Credit: Carnegie Wave Energy
An Australian island will soon host the world’s first renewable energy microgrid that integrates wave energy, solar PV and energy storage technologies.

Moreover, the combination of technologies may also allow Garden Island, off the coast of Perth in Western Australia, to be powered completely and independently by renewables for certain periods.

Perth-based firm Carnegie Wave Energy will design and build the AU$7.5 million (US$5.74 million) project, which will integrate 2MW of solar PV and a 2MW / 0.5MWh battery storage system with its CETO6 off-shore wave energy generation technology and existing desalination plant.

The project is also supported by Western Power, the network operator for Western Australia. The system will allow the island’s electricity generation to work in tandem with the local network in ‘on-grid’ mode as well as independently from the gird in an ‘islanded’ mode.

How CETO works

The CETO system works under water, so it is protected from large storms and invisible from the shore, claims Carnegie.

It converts ocean wave energy into both electricity and directly desalinated water.
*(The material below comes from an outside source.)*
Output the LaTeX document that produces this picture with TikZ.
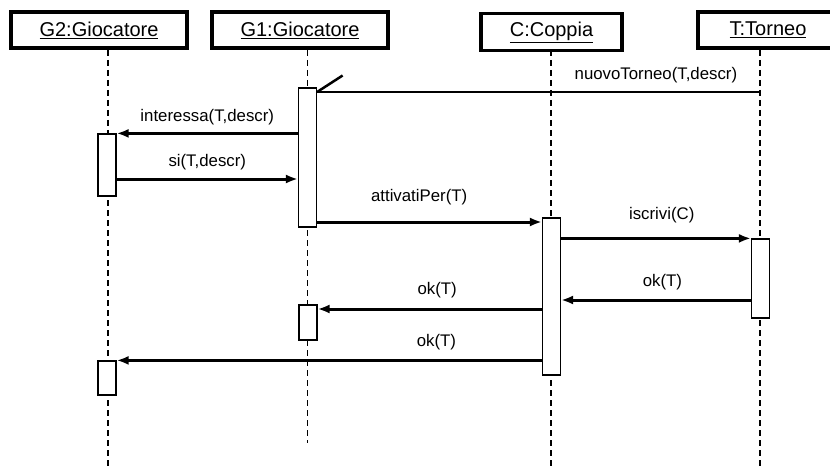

Carnegie even claimed that the systems attract marine life.

By adding wave energy to the mix, the microgrid will benefit from seasonal variability of renewablre sources and energy profiles rising at different times of the day to help reduce the need for both diesel-based and energy storage backup power.

Carnegie’s managing director and chief executive Michael Ottaviano said, “The Garden Island Microgrid Project will be the first time anywhere in the world that wave energy will be combined with solar and batteries in a microgrid configuration.

“The demonstration of this microgrid project will help drive the commercialisation of CETO and will be a model we will roll out to island nations around the world."

ARENA funding

The Australian Renewable Energy Agency (ARENA) has given AU$2.5 million funding to the project.

ARENA chief executive Ivor Frischknecht said: “If successful, this diverse technology system could set a great new exportable opportunity for Australia to island nations around the globe.

“With limited land available, wave energy generation supported by a reliable microgrid of battery storage and solar PV could be a better, cheaper and more sustainable way to power remote coastal or island communities long-term, displacing their reliance on diesel fuel.”

Construction on Garden Island will begin before the end of this year, and the project is expected to be commissioned by mid-2017.

Carnegie owns 35% of Australian battery and solar microgrid EPC, Energy Made Clean, with whom it partners on building mixed renewable microgrid projects to islands and remote and fringe of grid communities. Carnegie is also focussed on the UK, Europe and remote islands’ markets.

Australia’s coalition government recently secured support from the Labor Party to cut funding for the Australian Renewable Energy Agency (ARENA) from AU$1.3 billion to AU$800 million.